I’m not sure exactly what happened when Jesus ‘ascended’ to heaven. Was it like in the movies--the husband in the movie Ghost, or the girl in The Lovely Bones? The ascension of Jesus is described in our first reading: “as they were looking on, he was lifted up, and a cloud took him from their sight.” And as the apostles lingered in their gaze heavenward, astonished at Jesus’ disappearance, two angelic-looking guys suddenly appeared and instructed them that it was time lower their eyes and look earthward. It was time to get to work.
The Kingdom of God was now in their hands, with the help and the support of the Holy Spirit.
During the morning magic hour exactly 26 years ago today I was standing inside the doorstep of my parents’ home, watching the orange sun reveal itself as it rose from beneath the distant hills alongside the Hudson River.
There were tears in my eyes as I tried to digest and accept my mother’s final moments on the living room sofa right behind me. As she had taken her last breath, I witnessed the phenomenon of her departing soul. Left behind on the couch was the physical body she had shed, the instrument that had communicated her love to her family, her friends, and to me. I realized she no longer needed it, nor did I.
I looked out at the Springtime world before me like the baby deer beside the road, and realized that I would live this day for the first time in my life without the presence of my mother on the earth. I had crossed a major threshold in my life. As with my mother, and all the faithful departed, so too with Jesus.

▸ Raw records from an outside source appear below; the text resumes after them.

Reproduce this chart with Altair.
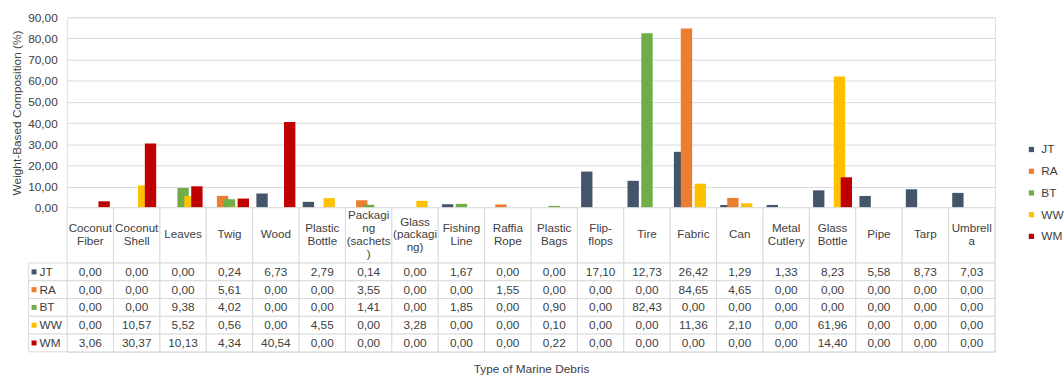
import altair as alt
import pandas as pd

# Debris types (table columns) and how each header wraps inside its cell
categories = ["Coconut Fiber", "Coconut Shell", "Leaves", "Twig", "Wood", "Plastic Bottle",
              "Packaging (sachets)", "Glass (packaging)", "Fishing Line", "Raffia Rope",
              "Plastic Bags", "Flip-flops", "Tire", "Fabric", "Can", "Metal Cutlery",
              "Glass Bottle", "Pipe", "Tarp", "Umbrella"]
header_labels = ["Coconut\nFiber", "Coconut\nShell", "Leaves", "Twig", "Wood", "Plastic\nBottle",
                 "Packagi\nng\n(sachets\n)", "Glass\n(packagi\nng)", "Fishing\nLine", "Raffia\nRope",
                 "Plastic\nBags", "Flip-\nflops", "Tire", "Fabric", "Can", "Metal\nCutlery",
                 "Glass\nBottle", "Pipe", "Tarp", "Umbrell\na"]

# Sites
series = ["JT", "RA", "BT", "WW", "WM"]
colors = ["#44546A", "#ED7D31", "#70AD47", "#FFC000", "#C00000"]

# Weight-based composition (%) per site
jt = [0.00, 0.00, 0.00, 0.24, 6.73, 2.79, 0.14, 0.00, 1.67, 0.00,
      0.00, 17.10, 12.73, 26.42, 1.29, 1.33, 8.23, 5.58, 8.73, 7.03]
ra = [0.00, 0.00, 0.00, 5.61, 0.00, 0.00, 3.55, 0.00, 0.00, 1.55,
      0.00, 0.00, 0.00, 84.65, 4.65, 0.00, 0.00, 0.00, 0.00, 0.00]
bt = [0.00, 0.00, 9.38, 4.02, 0.00, 0.00, 1.41, 0.00, 1.85, 0.00,
      0.90, 0.00, 82.43, 0.00, 0.00, 0.00, 0.00, 0.00, 0.00, 0.00]
ww = [0.00, 10.57, 5.52, 0.56, 0.00, 4.55, 0.00, 3.28, 0.00, 0.00,
      0.10, 0.00, 0.00, 11.36, 2.10, 0.00, 61.96, 0.00, 0.00, 0.00]
wm = [3.06, 30.37, 10.13, 4.34, 40.54, 0.00, 0.00, 0.00, 0.00, 0.00,
      0.22, 0.00, 0.00, 0.00, 0.00, 0.00, 14.40, 0.00, 0.00, 0.00]

values_by_site = dict(zip(series, [jt, ra, bt, ww, wm]))
rows = []
for s in series:
    for c, v in zip(categories, values_by_site[s]):
        rows.append({"series": s, "category": c, "value": v})
df = pd.DataFrame(rows)
header_df = pd.DataFrame({"category": categories, "label": header_labels})
site_df = pd.DataFrame({"series": series})

FONT = "Liberation Sans"
TEXT = "#404040"
GRID = "#d9d9d9"
COL_W = 47
HDR_H = 56
LINE_H = 13

x_scale = alt.Scale(domain=categories, paddingInner=0, paddingOuter=0)
color_scale = alt.Scale(domain=series, range=colors)
comma_fmt = "replace(format(datum.value, '.2f'), '.', ',')"

# --- clustered columns ---
bars = alt.Chart(df).mark_bar(width=11.5).encode(
    x=alt.X("category:N", scale=x_scale, sort=categories, axis=None),
    xOffset=alt.XOffset("series:N", sort=series,
                        scale=alt.Scale(domain=series, paddingInner=0, paddingOuter=0.857)),
    y=alt.Y("value:Q", scale=alt.Scale(domain=[0, 90]),
            axis=alt.Axis(values=list(range(0, 91, 10)), labelExpr=comma_fmt,
                          title="Weight-Based Composition (%)", grid=True, gridColor=GRID,
                          domain=False, ticks=False, labelPadding=10, labelFontSize=12,
                          labelColor=TEXT, titleFontSize=12, titleFontWeight="normal",
                          titleColor=TEXT, titlePadding=4, labelFont=FONT, titleFont=FONT)),
    color=alt.Color("series:N", scale=color_scale, sort=series,
                    legend=alt.Legend(title=None, orient="none", legendX=971, legendY=128,
                                      symbolType="square", symbolSize=28, labelFontSize=12,
                                      labelColor=TEXT, labelFont=FONT, rowPadding=10,
                                      labelOffset=4, symbolStrokeWidth=0)),
).properties(width=COL_W * len(categories), height=193)

# --- table header row (multi-line labels centred vertically in their cell) ---
hdr_base = alt.Chart(header_df).transform_calculate(
    ty=f"{HDR_H / 2 - 1} - (length(split(datum.label, '\\n')) - 1) * {LINE_H / 2}",
).encode(x=alt.X("category:N", scale=x_scale, sort=categories, axis=None))
hdr_cells = hdr_base.mark_rect(fill="white", stroke=GRID, strokeWidth=1).encode(
    y=alt.value(0), y2=alt.value(HDR_H))
hdr_text = hdr_base.mark_text(lineBreak="\n", fontSize=11.8, font=FONT, color=TEXT,
                              baseline="middle", lineHeight=LINE_H).encode(
    y=alt.Y("ty:Q", axis=None, scale=alt.Scale(domain=[0, HDR_H], range=[0, HDR_H])),
    text="label:N")
header = alt.layer(hdr_cells, hdr_text).properties(width=COL_W * len(categories), height=HDR_H)

# --- table body ---
body_base = alt.Chart(df).transform_calculate(
    txt="replace(format(datum.value, '.2f'), '.', ',')"
).encode(
    x=alt.X("category:N", scale=x_scale, sort=categories,
            axis=alt.Axis(title="Type of Marine Debris", labels=False, ticks=False, domain=False,
                          titleFontSize=12, titleFontWeight="normal", titleColor=TEXT,
                          titleFont=FONT, titlePadding=12)),
    y=alt.Y("series:N", sort=series, axis=None,
            scale=alt.Scale(domain=series, paddingInner=0, paddingOuter=0)),
)
body_cells = body_base.mark_rect(fill="white", stroke=GRID, strokeWidth=1)
body_text = body_base.mark_text(fontSize=12, font=FONT, color=TEXT).encode(text="txt:N")

site_base = alt.Chart(site_df).encode(
    y=alt.Y("series:N", sort=series, axis=None,
            scale=alt.Scale(domain=series, paddingInner=0, paddingOuter=0)))
site_cells = site_base.mark_rect(fill="white", stroke=GRID, strokeWidth=1).encode(
    x=alt.value(-39), x2=alt.value(0))
site_keys = site_base.mark_square(size=26, opacity=1).encode(
    x=alt.value(-33.5), color=alt.Color("series:N", scale=color_scale, sort=series, legend=None))
site_text = site_base.mark_text(align="left", fontSize=12, font=FONT, color=TEXT).encode(
    x=alt.value(-28), text="series:N")

body = alt.layer(body_cells, body_text, site_cells, site_keys, site_text).properties(
    width=COL_W * len(categories), height=90)

chart = alt.vconcat(bars, header, body, spacing=0, bounds="flush").properties(
    padding={"left": 10, "top": 8, "right": 0, "bottom": 0}
).configure_view(stroke=None).configure(font=FONT, background="white")

chart.save("out.html", embed_options={"renderer": "svg", "actions": False})
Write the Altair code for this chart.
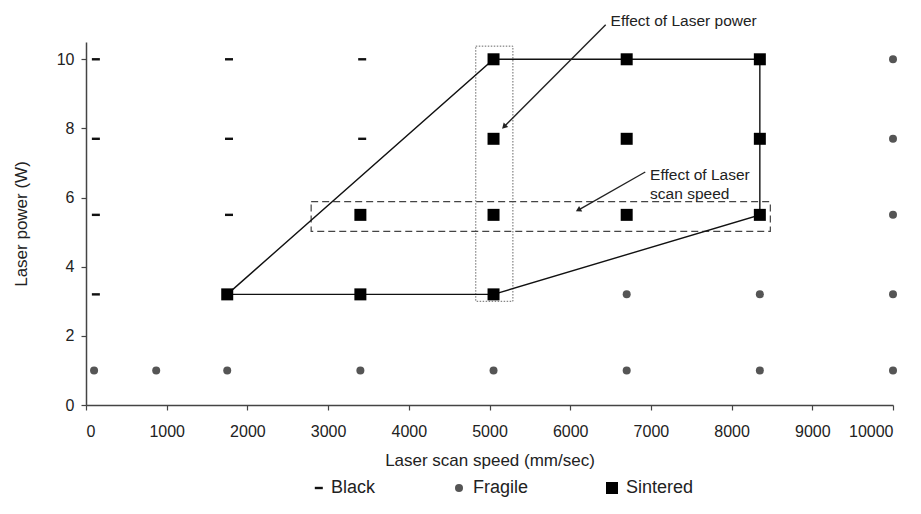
import math
import altair as alt
import pandas as pd

# ---------------- data ----------------
black_x = [100, 100, 100, 100, 1750, 1750, 1750, 3400, 3400]
black_y = [10, 7.7, 5.5, 3.2, 10, 7.7, 5.5, 10, 7.7]

fragile_x = [100, 870, 1750, 3400, 5050, 6700, 8350, 10000, 6700, 8350, 10000, 10000, 10000, 10000]
fragile_y = [1, 1, 1, 1, 1, 1, 1, 1, 3.2, 3.2, 3.2, 5.5, 7.7, 10]

sintered_x = [5050, 6700, 8350, 5050, 6700, 8350, 3400, 5050, 6700, 8350, 1750, 3400, 5050]
sintered_y = [10, 10, 10, 7.7, 7.7, 7.7, 5.5, 5.5, 5.5, 5.5, 3.2, 3.2, 3.2]

states = ["Black", "Fragile", "Sintered"]

poly_x = [1750, 5050, 8350, 8350, 5050, 1750]
poly_y = [3.2, 10, 10, 5.5, 3.2, 3.2]

# boxes: dotted (laser power) and dashed (scan speed)
box_power = dict(x=4830, x2=5290, y=3.0, y2=10.38)
box_speed = dict(x=2790, x2=8480, y=5.02, y2=5.88)

arrow_x = [6440, 6930]
arrow_y = [11.0, 6.74]
arrow_x2 = [5180, 6100]
arrow_y2 = [8.05, 5.64]

note_x = [6500, 6990]
note_y = [11.1, 6.66]
note_text = ["Effect of Laser power", "Effect of Laser\nscan speed"]

x_ticks = list(range(0, 10001, 1000))
y_ticks = [0, 2, 4, 6, 8, 10]

# ---------------- layout ----------------
W, H = 807, 363
XMAX, YMAX = 10000, 10.5
FONT = "Liberation Sans"
TXT = "#222222"

pts = pd.concat([
    pd.DataFrame({"speed": black_x, "power": black_y, "state": "Black"}),
    pd.DataFrame({"speed": fragile_x, "power": fragile_y, "state": "Fragile"}),
    pd.DataFrame({"speed": sintered_x, "power": sintered_y, "state": "Sintered"}),
], ignore_index=True)

poly = pd.DataFrame({"speed": poly_x, "power": poly_y, "order": list(range(len(poly_x)))})

px_x = W / XMAX
px_y = H / YMAX
angles = []
for a, b, c, d in zip(arrow_x, arrow_y, arrow_x2, arrow_y2):
    ang = math.degrees(math.atan2((c - a) * px_x, (d - b) * px_y)) % 360
    angles.append(ang)
arrows = pd.DataFrame({"x": arrow_x, "y": arrow_y, "x2": arrow_x2, "y2": arrow_y2, "ang": angles})
notes = pd.DataFrame({"x": note_x, "y": note_y, "t": note_text})

xs = alt.Scale(domain=[0, XMAX], nice=False, zero=True)
ys = alt.Scale(domain=[0, YMAX], nice=False, zero=True)

dash_path = "M-0.55,-0.3H1.45V0.3H-0.55Z"

x_enc = alt.X("speed:Q", scale=xs, title="Laser scan speed (mm/sec)",
              axis=alt.Axis(values=x_ticks, format="d"))
y_enc = alt.Y("power:Q", scale=ys, title="Laser power (W)",
              axis=alt.Axis(values=y_ticks, format="d"))

boundary = alt.Chart(poly).mark_line(color="#111111", strokeWidth=1.4).encode(
    x=x_enc, y=y_enc, order="order:Q"
)

rect_power = alt.Chart(pd.DataFrame([box_power])).mark_rect(
    fill=None, fillOpacity=0, stroke="#666666", strokeWidth=1, strokeDash=[1.5, 1.5]
).encode(x=alt.X("x:Q", scale=xs), x2="x2:Q", y=alt.Y("y:Q", scale=ys), y2="y2:Q")

rect_speed = alt.Chart(pd.DataFrame([box_speed])).mark_rect(
    fill=None, fillOpacity=0, stroke="#444444", strokeWidth=1.2, strokeDash=[7, 4]
).encode(x=alt.X("x:Q", scale=xs), x2="x2:Q", y=alt.Y("y:Q", scale=ys), y2="y2:Q")

points = alt.Chart(pts).mark_point(filled=True, opacity=1, strokeWidth=0).encode(
    x=x_enc, y=y_enc,
    shape=alt.Shape("state:N", scale=alt.Scale(domain=states, range=[dash_path, "circle", "square"]),
                    legend=alt.Legend(title=None)),
    color=alt.Color("state:N", scale=alt.Scale(domain=states, range=["#111111", "#555555", "#000000"]),
                    legend=alt.Legend(title=None)),
    size=alt.Size("state:N", scale=alt.Scale(type="ordinal", domain=states, range=[64, 64, 144]),
                  legend=alt.Legend(title=None)),
)

arrow_lines = alt.Chart(arrows).mark_rule(color="#222222", strokeWidth=1.4).encode(
    x=alt.X("x:Q", scale=xs), y=alt.Y("y:Q", scale=ys), x2="x2:Q", y2="y2:Q"
)
arrow_heads = alt.Chart(arrows).mark_point(
    shape="triangle-up", filled=True, color="#222222", size=40, opacity=1, strokeWidth=0
).encode(x=alt.X("x2:Q", scale=xs), y=alt.Y("y2:Q", scale=ys), angle=alt.Angle("ang:Q", scale=None))

note_marks = alt.Chart(notes).mark_text(
    align="left", baseline="middle", font=FONT, fontSize=15.5, color=TXT, lineBreak="\n", lineHeight=19
).encode(x=alt.X("x:Q", scale=xs), y=alt.Y("y:Q", scale=ys), text="t:N")

chart = alt.layer(
    rect_power, rect_speed, boundary, points, arrow_lines, arrow_heads, note_marks
).properties(
    width=W, height=H,
    autosize=alt.AutoSizeParams(type="none"),
    padding={"left": 78, "top": 34, "right": 12, "bottom": 100},
).configure_view(stroke=None).configure_axis(
    grid=False, domainColor="#444444", domainWidth=1.5, tickColor="#444444", tickWidth=1.2,
    tickSize=5, labelFont=FONT, labelFontSize=16, labelColor=TXT, titleFont=FONT,
    titleFontSize=17, titleFontWeight="normal", titleColor=TXT,
).configure_axisX(labelPadding=13, titlePadding=13).configure_axisY(labelPadding=7, titlePadding=26).configure_legend(
    orient="none", legendX=222, legendY=437, direction="horizontal", columnPadding=74,
    labelFont=FONT, labelFontSize=18, labelColor=TXT, labelOffset=5, symbolStrokeWidth=0,
)

chart.save("out.html", embed_options={"renderer": "svg", "actions": False})
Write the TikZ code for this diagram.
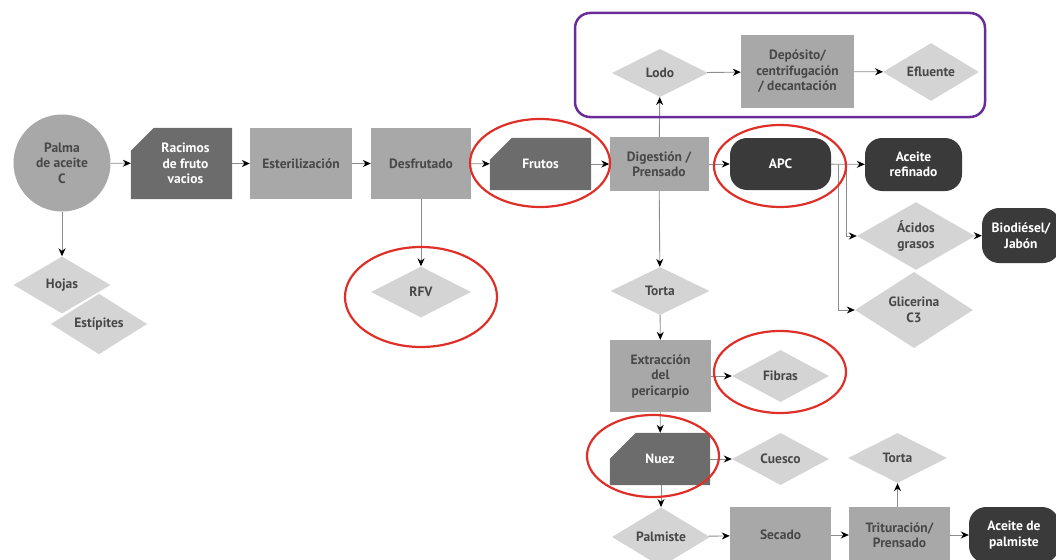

He has ascended, but he has never left us alone. “Men of Galilee, why are you standing there looking at the sky?” It is our time to transform the world in his love. The Kingdom of God is now in our hands, with the help and support of the Holy Spirit. “Go, therefore, and make disciples of all nations, baptizing them in the name of the Father, and of the Son and of the Holy Spirit, teaching them to observe all that I have commanded to you. And behold, I am with you always, until the end of the age.”